Expert guiding to Machu Picchu

While you may be visiting Machu Picchu only once in your life, some of the best guides may have already visited hundreds of times. Don’t underestimate the value of expert guiding in Peru. They’re in tune with the flow of groups and can help you skirt them, reaching that picture-perfect spot at the exact right moment. Enriching your experience with the historical overview of the site, have your guide lead you on your first day’s visit, then optionally head off to explore by yourself on the second day.

Machu Picchu Hikes

The Inca trail to Machu Picchu avoids taking the train or bus entirely. But even if you don’t take a trek to Machu Picchu there are opportunities within the archaeological complex itself to stretch your legs if you’re feeling adventurous and see more than the core central ruins. It may require a touch more exertion, but the benefit is that fewer take the time to do so. Trails include the Sun Gate and the Inca drawbridge. The short walk to the bridge can be a nice way to escape the throngs of tourists because fewer people stray away from the center of the citadel.

There are also two more substantial add-on treks to Machu Picchu: Huayna Picchu and the far lesser-known Machu Picchu Mountain. For both, it is mandatory to purchase tickets ahead of time and they tend to sell out months in advance for Huayna Picchu. The quieter alternative is Machu Picchu mountain. This more strenuous trek leads you to the peak of the mountain where, weather willing, you are afforded a beautiful panoramic view. However there is an element of ‘risk’ as rain is common, so even during the dry season you may find you have hiked up into a gray cloud. Regardless, this is a fun and adventurous option to separate yourself from the busy former Inca city and walk up over large stone steps and through lush greenery to the top of the mountain.

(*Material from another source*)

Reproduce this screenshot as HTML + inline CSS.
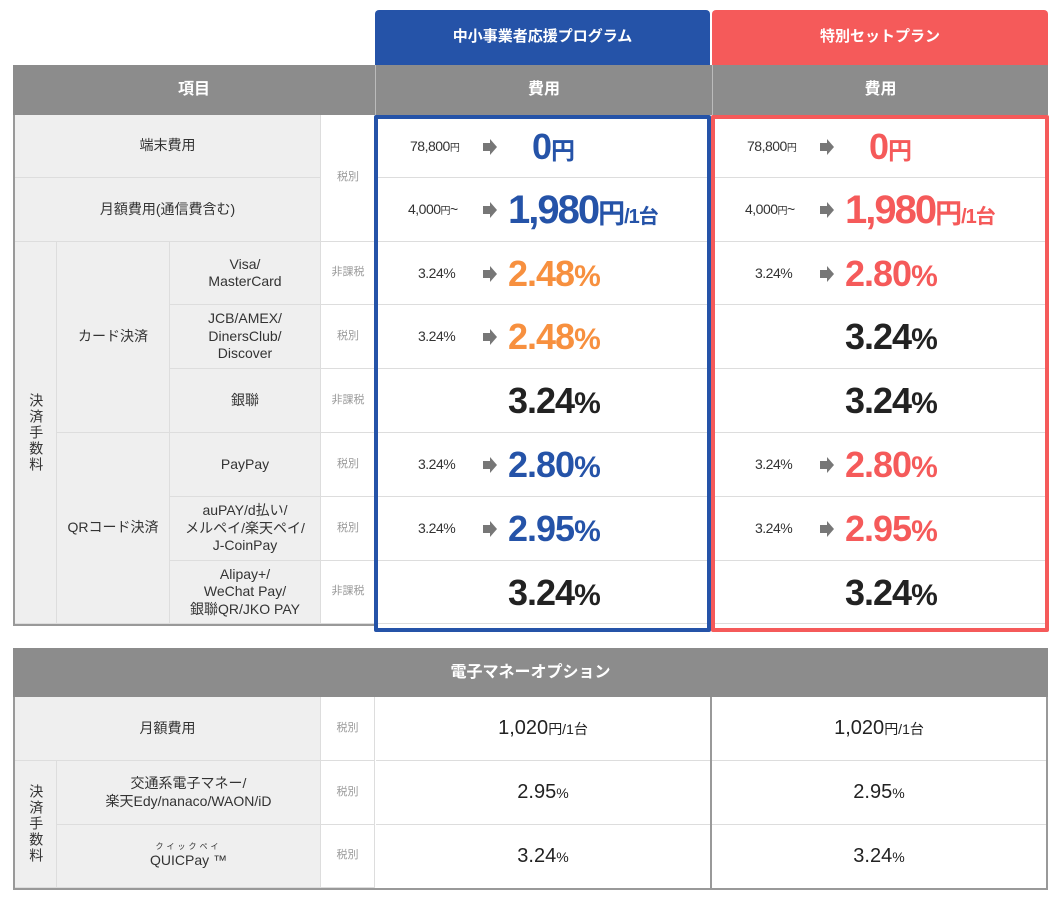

Another walk that is possible, but not that noteworthy, is walking from the foot of Machu Picchu in Aguas Calientes up to the ticket office. To get to Machu Picchu from Cusco, almost 100% of visitors take a bus up to the citadel of Machu Picchu. Hiking up avoids any wait for the bus and sitting with a group of fellow visitors–but you need to be fit for the steep incline and accept you might still cross paths with the bus on the way up!

When to Visit Machu Picchu

Along with timing, weather definitely needs to be taken into consideration. Rainy season is December through April and dry season May through November. The most rainfall occurs in February and March, and in February the Inca Trail is closed for the month. If you’re not planning on trekking, February could be a good time to visit, despite the rain, because of the lack of tourists. The most popular months to visit Machu Picchu are June through August and December because of the holidays. An ideal time of the year to visit with fewer fellow tourists is April, May or September through November. Keep in mind that rain is common all year round and mosquitos can be especially prevalent during the dry season, so bringing insect repellent is recommended.

Departure times depend on whether or not you have included one of the aforementioned extra treks in your Machu Picchu visit and personal preference as to the duration of your visit. If you take an early afternoon train from Aguas Calientes to Ollantaytambo, between 1 and 4pm, planning to continue on to Cusco rather than staying in the Sacred Valley, you won’t arrive too late at night in Cusco. However, the Sacred Valley is incredibly beautiful and well-worth spending a few days. There are many outdoor activities and photogenic landscapes to enjoy if you decide to explore outside the city of Cusco rather than only making the mandatory Machu Picchu stop and returning straight to the city.

With these handy tips on how to avoid the crowds at Machu Picchu, you can masterfully avoid the crowds and that feeling of being herded around like a tourist, and snap many memorable shots of the lost city of the Incas while you’re at it.